-- Start of Stored records --

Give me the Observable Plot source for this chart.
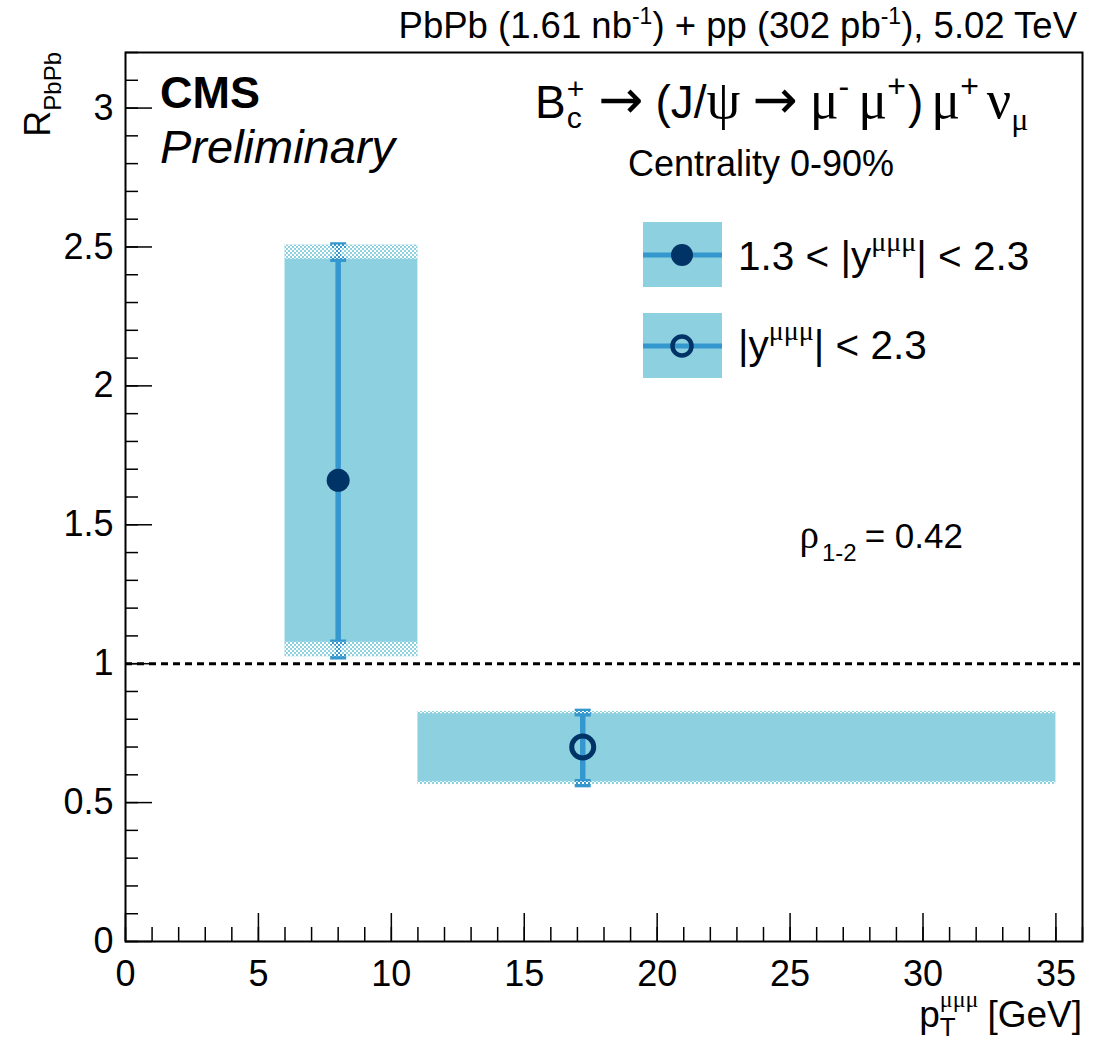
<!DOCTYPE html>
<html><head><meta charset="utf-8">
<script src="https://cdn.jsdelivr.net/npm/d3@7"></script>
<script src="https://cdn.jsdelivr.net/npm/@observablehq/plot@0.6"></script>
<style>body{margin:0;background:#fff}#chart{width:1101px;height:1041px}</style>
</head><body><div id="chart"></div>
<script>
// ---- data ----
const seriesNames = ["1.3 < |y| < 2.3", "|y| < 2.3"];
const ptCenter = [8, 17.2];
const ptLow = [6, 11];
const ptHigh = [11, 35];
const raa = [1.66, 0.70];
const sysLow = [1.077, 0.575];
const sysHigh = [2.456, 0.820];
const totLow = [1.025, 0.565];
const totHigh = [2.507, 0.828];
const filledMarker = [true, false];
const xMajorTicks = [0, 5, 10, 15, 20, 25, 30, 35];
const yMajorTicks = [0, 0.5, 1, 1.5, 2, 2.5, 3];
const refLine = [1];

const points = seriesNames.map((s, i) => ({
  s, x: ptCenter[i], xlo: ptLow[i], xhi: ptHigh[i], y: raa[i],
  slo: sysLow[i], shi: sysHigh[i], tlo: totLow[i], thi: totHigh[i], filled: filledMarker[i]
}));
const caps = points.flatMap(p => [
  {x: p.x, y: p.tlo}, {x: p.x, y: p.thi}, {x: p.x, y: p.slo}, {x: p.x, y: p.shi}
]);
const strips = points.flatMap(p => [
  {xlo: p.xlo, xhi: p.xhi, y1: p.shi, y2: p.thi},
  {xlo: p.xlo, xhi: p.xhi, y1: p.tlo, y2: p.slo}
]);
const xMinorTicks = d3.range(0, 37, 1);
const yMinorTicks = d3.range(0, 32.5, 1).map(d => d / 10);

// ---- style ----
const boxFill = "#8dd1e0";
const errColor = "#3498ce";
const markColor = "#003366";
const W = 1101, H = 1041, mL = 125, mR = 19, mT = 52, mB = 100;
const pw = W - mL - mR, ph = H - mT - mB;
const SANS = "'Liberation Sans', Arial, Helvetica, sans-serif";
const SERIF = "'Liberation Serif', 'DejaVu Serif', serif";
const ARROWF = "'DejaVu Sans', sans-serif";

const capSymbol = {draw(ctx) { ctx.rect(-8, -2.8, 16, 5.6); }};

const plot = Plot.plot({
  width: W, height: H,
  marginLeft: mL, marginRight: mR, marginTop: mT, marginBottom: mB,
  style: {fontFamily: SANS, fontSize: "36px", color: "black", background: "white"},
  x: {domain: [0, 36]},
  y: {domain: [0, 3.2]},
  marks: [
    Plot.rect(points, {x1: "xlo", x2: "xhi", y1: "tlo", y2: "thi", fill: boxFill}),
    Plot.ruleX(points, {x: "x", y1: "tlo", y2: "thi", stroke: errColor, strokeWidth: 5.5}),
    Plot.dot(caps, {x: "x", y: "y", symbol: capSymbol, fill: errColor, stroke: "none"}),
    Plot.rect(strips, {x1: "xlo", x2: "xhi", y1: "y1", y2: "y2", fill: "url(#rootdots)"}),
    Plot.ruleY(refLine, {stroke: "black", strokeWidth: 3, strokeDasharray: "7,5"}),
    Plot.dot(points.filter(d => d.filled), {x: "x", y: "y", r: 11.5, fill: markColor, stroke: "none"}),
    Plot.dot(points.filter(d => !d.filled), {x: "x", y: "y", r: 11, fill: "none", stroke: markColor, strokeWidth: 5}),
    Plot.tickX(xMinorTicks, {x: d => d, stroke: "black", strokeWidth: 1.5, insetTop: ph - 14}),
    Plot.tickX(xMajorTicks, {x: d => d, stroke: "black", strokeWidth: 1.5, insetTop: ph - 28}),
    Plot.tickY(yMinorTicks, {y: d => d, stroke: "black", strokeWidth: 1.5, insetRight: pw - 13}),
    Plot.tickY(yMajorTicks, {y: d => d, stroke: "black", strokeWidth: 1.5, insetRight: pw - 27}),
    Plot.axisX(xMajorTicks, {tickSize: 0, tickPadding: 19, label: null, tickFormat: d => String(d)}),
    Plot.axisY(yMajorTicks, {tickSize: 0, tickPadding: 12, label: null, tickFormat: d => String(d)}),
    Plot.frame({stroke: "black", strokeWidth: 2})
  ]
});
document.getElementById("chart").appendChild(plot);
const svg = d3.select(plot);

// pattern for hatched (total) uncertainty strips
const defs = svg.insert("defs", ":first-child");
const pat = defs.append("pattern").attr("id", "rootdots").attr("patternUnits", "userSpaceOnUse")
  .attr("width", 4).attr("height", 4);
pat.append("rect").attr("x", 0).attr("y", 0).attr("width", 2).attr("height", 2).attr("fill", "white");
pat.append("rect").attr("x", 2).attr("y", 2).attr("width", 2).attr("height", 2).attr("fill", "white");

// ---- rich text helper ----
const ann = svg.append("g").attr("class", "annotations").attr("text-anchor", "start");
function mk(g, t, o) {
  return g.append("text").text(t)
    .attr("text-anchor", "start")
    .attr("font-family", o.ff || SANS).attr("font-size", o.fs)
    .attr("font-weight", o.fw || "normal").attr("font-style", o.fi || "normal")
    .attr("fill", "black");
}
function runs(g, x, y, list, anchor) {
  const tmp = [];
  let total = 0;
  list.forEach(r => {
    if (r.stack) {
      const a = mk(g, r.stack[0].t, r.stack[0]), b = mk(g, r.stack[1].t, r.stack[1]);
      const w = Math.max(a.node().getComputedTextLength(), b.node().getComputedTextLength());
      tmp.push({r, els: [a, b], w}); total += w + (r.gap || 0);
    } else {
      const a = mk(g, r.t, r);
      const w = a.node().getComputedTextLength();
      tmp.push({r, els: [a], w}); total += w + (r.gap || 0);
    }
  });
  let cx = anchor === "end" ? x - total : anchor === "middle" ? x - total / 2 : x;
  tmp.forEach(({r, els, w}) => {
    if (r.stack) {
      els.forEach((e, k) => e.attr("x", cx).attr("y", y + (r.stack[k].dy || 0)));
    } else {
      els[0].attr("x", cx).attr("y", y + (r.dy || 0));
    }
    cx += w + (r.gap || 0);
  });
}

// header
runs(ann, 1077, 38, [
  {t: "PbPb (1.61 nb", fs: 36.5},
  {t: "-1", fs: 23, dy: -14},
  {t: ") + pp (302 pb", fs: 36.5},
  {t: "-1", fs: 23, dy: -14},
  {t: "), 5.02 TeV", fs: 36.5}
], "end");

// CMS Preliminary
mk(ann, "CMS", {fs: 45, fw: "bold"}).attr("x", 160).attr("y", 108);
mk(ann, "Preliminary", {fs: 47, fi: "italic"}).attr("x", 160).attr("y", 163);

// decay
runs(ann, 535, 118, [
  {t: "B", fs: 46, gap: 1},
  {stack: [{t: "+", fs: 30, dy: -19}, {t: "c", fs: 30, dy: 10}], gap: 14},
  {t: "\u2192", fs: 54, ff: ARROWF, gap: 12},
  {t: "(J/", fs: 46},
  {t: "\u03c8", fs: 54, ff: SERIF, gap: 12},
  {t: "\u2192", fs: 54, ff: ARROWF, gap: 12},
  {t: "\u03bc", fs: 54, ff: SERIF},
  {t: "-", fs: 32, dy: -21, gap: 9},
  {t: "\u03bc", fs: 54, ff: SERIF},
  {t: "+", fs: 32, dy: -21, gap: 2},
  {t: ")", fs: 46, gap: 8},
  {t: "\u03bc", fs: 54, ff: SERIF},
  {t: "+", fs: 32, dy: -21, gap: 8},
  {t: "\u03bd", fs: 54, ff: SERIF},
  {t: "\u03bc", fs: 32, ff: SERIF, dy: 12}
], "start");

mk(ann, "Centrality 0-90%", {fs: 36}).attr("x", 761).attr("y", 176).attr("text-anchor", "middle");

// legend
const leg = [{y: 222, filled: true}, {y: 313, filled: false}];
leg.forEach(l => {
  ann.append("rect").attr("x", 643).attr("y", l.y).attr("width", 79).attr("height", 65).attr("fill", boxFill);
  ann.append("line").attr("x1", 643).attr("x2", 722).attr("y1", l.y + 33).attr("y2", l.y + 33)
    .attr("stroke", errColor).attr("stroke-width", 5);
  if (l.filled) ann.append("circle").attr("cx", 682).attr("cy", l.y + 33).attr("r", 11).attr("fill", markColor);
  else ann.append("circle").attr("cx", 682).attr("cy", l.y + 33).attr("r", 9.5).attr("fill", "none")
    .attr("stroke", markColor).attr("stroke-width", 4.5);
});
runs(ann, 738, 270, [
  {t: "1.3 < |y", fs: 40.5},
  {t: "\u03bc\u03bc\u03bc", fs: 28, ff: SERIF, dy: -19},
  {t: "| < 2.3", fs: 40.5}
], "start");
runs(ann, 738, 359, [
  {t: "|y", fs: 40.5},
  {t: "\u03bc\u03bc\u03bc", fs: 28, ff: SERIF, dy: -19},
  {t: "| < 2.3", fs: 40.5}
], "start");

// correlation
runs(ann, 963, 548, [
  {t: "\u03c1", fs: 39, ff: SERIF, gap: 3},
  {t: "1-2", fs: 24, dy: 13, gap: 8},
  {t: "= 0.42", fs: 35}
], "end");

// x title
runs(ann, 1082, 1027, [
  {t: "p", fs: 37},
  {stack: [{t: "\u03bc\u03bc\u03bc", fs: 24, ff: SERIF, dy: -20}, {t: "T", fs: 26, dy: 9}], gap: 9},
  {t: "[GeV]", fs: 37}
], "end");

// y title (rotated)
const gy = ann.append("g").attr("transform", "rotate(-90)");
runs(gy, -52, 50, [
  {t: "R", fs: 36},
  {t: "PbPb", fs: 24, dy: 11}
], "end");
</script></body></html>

-- End of Stored records --
-- Start of Stored records --

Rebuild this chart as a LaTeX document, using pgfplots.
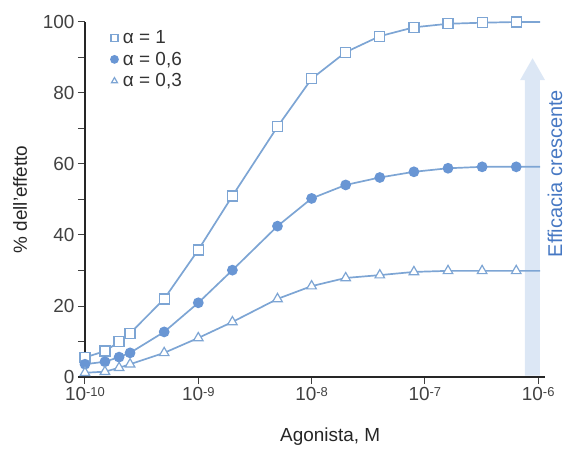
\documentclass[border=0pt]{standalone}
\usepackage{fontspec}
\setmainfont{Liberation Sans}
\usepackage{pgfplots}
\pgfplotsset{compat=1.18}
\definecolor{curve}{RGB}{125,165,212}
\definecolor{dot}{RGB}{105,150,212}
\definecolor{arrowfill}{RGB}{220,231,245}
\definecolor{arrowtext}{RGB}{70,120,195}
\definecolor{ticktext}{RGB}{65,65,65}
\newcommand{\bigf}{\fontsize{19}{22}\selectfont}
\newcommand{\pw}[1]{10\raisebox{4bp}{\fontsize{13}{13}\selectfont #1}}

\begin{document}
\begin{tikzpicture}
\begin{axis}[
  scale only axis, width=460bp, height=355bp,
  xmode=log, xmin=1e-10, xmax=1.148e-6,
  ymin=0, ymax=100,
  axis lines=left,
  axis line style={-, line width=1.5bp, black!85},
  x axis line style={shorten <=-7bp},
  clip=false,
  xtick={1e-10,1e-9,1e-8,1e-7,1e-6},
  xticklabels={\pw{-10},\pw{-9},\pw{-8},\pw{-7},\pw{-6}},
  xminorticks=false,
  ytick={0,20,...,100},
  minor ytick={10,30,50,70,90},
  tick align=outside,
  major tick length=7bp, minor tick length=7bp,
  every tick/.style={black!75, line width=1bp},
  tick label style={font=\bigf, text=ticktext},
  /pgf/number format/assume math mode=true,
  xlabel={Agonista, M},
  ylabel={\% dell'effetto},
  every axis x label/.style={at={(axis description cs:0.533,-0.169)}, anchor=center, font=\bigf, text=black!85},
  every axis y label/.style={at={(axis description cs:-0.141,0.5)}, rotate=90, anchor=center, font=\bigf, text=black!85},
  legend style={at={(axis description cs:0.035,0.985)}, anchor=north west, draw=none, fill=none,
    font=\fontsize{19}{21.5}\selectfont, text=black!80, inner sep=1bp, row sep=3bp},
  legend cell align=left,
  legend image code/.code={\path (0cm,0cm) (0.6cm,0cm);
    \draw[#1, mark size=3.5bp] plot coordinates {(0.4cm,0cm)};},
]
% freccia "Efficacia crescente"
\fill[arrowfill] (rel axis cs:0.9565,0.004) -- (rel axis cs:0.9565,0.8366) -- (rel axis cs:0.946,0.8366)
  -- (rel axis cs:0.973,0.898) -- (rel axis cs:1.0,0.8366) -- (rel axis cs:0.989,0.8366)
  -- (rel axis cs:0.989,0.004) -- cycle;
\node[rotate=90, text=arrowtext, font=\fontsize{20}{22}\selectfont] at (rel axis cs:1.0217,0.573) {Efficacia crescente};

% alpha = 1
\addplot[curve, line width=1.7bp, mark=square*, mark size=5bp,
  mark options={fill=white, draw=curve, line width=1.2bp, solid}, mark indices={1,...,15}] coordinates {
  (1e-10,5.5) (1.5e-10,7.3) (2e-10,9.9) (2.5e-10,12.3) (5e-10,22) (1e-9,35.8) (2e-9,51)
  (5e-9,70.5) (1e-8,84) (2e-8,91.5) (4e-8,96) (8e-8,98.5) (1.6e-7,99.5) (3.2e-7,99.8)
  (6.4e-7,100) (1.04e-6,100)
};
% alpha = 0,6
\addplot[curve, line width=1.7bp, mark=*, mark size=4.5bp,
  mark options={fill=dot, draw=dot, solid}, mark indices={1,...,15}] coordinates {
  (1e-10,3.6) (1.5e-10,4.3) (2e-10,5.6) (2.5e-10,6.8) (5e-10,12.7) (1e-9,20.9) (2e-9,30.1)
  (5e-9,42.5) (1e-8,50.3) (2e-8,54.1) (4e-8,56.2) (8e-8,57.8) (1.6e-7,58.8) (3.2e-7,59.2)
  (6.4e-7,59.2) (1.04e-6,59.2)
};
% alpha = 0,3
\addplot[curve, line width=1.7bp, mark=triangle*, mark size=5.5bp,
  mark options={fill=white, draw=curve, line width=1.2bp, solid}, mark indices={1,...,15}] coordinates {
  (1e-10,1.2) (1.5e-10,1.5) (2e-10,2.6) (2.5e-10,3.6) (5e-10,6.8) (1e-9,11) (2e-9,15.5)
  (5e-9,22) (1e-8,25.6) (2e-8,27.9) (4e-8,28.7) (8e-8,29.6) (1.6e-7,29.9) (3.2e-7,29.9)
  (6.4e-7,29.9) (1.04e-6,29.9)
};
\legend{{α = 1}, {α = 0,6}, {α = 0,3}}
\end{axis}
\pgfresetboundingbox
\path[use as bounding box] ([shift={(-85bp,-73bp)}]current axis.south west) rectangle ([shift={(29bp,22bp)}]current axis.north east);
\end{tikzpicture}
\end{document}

-- End of Stored records --

Using the data above, set down each line from the line with "Give me the" to the line with "const yMinorTicks = d3.range(0, 32.5, 1).map(d" exactly, both ends included, and leave the pictures behind. Nothing else belongs.

• **Result**:
Give me the Observable Plot source for this chart.
<!DOCTYPE html>
<html><head><meta charset="utf-8">
<script src="https://cdn.jsdelivr.net/npm/d3@7"></script>
<script src="https://cdn.jsdelivr.net/npm/@observablehq/plot@0.6"></script>
<style>body{margin:0;background:#fff}#chart{width:1101px;height:1041px}</style>
</head><body><div id="chart"></div>
<script>
// ---- data ----
const seriesNames = ["1.3 < |y| < 2.3", "|y| < 2.3"];
const ptCenter = [8, 17.2];
const ptLow = [6, 11];
const ptHigh = [11, 35];
const raa = [1.66, 0.70];
const sysLow = [1.077, 0.575];
const sysHigh = [2.456, 0.820];
const totLow = [1.025, 0.565];
const totHigh = [2.507, 0.828];
const filledMarker = [true, false];
const xMajorTicks = [0, 5, 10, 15, 20, 25, 30, 35];
const yMajorTicks = [0, 0.5, 1, 1.5, 2, 2.5, 3];
const refLine = [1];

const points = seriesNames.map((s, i) => ({
  s, x: ptCenter[i], xlo: ptLow[i], xhi: ptHigh[i], y: raa[i],
  slo: sysLow[i], shi: sysHigh[i], tlo: totLow[i], thi: totHigh[i], filled: filledMarker[i]
}));
const caps = points.flatMap(p => [
  {x: p.x, y: p.tlo}, {x: p.x, y: p.thi}, {x: p.x, y: p.slo}, {x: p.x, y: p.shi}
]);
const strips = points.flatMap(p => [
  {xlo: p.xlo, xhi: p.xhi, y1: p.shi, y2: p.thi},
  {xlo: p.xlo, xhi: p.xhi, y1: p.tlo, y2: p.slo}
]);
const xMinorTicks = d3.range(0, 37, 1);
const yMinorTicks = d3.range(0, 32.5, 1).map(d => d / 10);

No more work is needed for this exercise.